Почести и звания, которыми государь его осыпал, доставили ему, весьма естественно, горьких завистников, которые следили за каждым его шагом и всегда готовы были его ниспровергнуть. Часто приходилось ему отвращать бурю от своей головы, и ничего не было необычайного в том, что в иные недели по два раза часовые то приставлялись к его дверям, то отнимались. Оттого он должен был всегда быть настороже и только изредка имел возможность оказывать всю ту помощь, которую внушало ему его сердце. Собственные благоденствие и безопасность были, без сомнения, его первой целью, но в толпе дюжинных любимцев, коих единственной целью были их собственные выгоды и которые равнодушно смотрели, как все вокруг них ниспровергалось, лишь бы они поднимались все выше и выше, можно за графом Паленом признать великой заслугой то, что он часто сходил с обыкновенной дороги, чтобы подать руку помощи тому или другому несчастному.

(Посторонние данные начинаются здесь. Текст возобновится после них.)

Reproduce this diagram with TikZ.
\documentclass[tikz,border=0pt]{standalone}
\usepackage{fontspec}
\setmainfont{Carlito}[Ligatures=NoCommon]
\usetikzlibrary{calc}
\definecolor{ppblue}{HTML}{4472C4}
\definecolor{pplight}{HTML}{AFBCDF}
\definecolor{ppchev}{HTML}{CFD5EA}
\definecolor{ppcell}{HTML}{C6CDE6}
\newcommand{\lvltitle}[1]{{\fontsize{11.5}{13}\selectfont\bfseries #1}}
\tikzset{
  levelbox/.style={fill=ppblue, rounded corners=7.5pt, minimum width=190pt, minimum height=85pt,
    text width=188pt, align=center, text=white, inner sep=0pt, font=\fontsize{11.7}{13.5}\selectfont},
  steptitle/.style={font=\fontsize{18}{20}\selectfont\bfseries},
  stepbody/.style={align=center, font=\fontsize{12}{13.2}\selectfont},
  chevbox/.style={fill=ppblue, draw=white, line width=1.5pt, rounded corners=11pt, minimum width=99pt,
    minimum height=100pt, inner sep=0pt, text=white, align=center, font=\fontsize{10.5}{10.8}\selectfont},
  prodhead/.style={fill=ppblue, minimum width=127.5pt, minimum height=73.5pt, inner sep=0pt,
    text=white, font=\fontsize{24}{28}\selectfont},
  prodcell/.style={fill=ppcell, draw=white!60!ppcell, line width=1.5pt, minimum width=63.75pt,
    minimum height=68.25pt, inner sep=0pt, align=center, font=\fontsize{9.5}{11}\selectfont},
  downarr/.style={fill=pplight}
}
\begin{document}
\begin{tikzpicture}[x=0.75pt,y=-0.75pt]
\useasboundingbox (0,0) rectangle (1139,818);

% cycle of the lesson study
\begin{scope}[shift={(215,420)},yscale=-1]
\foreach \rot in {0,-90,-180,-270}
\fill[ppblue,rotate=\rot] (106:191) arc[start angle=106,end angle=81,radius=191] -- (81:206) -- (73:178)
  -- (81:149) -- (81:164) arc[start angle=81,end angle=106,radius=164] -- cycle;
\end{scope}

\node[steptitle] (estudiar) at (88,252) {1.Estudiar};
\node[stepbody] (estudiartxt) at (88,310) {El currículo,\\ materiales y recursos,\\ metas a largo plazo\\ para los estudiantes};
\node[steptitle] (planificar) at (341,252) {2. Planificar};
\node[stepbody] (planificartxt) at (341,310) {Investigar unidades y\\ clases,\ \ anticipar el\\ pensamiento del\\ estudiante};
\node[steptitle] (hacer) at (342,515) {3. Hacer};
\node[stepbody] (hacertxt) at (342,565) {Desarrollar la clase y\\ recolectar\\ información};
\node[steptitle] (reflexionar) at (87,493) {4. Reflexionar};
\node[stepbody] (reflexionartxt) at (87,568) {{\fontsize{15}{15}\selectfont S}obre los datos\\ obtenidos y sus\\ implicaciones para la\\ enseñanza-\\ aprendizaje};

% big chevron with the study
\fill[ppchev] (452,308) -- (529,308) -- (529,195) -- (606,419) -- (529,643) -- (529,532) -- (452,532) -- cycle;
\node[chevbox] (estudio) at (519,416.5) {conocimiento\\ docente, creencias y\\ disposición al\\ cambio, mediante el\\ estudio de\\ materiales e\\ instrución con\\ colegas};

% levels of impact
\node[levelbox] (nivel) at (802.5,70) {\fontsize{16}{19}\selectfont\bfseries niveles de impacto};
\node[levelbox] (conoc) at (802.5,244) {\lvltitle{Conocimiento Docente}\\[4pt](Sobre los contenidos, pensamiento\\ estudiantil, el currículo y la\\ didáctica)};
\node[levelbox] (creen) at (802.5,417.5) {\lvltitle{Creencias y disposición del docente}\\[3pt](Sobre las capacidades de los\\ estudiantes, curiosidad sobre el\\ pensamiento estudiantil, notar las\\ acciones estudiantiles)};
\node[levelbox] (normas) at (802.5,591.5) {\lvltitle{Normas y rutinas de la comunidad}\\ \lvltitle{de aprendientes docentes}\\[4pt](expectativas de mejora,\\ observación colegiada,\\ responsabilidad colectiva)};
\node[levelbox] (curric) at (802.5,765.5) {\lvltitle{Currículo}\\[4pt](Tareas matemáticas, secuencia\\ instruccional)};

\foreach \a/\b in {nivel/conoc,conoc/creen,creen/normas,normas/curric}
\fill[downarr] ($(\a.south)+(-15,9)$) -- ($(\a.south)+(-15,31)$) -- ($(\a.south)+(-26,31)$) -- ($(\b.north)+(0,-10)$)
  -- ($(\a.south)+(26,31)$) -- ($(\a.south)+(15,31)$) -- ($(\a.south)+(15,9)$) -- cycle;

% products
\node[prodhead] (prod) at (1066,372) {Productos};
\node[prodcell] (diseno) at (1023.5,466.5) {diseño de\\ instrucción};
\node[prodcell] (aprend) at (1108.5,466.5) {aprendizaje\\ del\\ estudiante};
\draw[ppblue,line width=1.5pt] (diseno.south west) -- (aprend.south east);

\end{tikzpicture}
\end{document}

Везде, где он был в прежние времена, генералом ли в Ревеле или губернатором в Риге, его все знали и любили как честного и общественного человека. Даже на вершине своего счастья он не забывал своих старых знакомых, не переменился в отношении к ним и был полезен, когда мог. Только однажды, когда я был с ним совершенно один у императора, мне показалось в первый раз, что и он мог притворяться точно так, как самый гибкий царедворец. Это было при следующих обстоятельствах.
Очень рано поутру[167] граф потребовал меня к себе; но так как подобное приглашение к военному губернатору обыкновенно имело страшное значение и ничего доброго не предвещало, то, дабы успокоить меня и жену мою, он имел предупредительность присовокупить, что нет ничего неприятного в том, что имеет мне сказать. Немало я изумился, когда с лицом, скрывавшим насмешку под видом веселости, он объявил мне, что император избрал меня, чтобы от его имени послать через газеты воюющим державам вызов на поединок. Сначала я не понял, в чем дело; но, когда оно было мне растолковано, я просил, чтобы меня отпустили домой для составления требуемой статьи. «Нет, — сказал граф, — это должно бьггь сделано немедленно. Садитесь и пишите». Я это исполнил. Сам он остался возле меня.
Конечно, нелегко было, под впечатлением столь неожиданной странности, написать что-либо удовлетворительное. Два проекта не удались. Граф нашел, что они написаны были не в том духе, которого желал император и которым я, разумеется, не был проникнут. Третий проект показался ему сносным. Мы поехали к императору. Граф вошел сперва один в его кабинет, потом, вернувшись, сказал мне, что проект мой далеко не довольно резок, и повел меня с собой к императору.
Эта минута — одно из приятнейших моих воспоминаний. До сих пор она мне живо представляется. Государь стоял посреди комнаты. По обычаю того времени, я в дверях преклонил одно колено, но Павел приказал мне приблизиться, дал мне поцеловать свою руку, сам поцеловал меня в лоб и сказал мне с очаровательной любезностью: «Прежде всего нам нужно совершенно помириться».
Такое обращение с одним из последних его подданных, с человеком, которого он безвинно обидел, конечно, тронуло бы всякого, а для меня оно останется незабвенным.
После того зашла речь о вызове на поединок.[168] Император, смеясь, сказал графу, что избрал его в свои секунданты; граф в знак благодарности поцеловал государя в плечо и с лицемерием, которого я за ним не подозревал, стал одобрительно рассуждать об этой странной фантазии. Казалось, он был вернейшим слугой, искреннейшим другом того, которого несколько недель спустя замышлял свергнуть с престола в могилу. Признаюсь, что, если бы в эту минуту я вошел в кабинет государя с намерением его убить, прекрасная, человеческая его благосклонность меня немедленно обезоружила бы.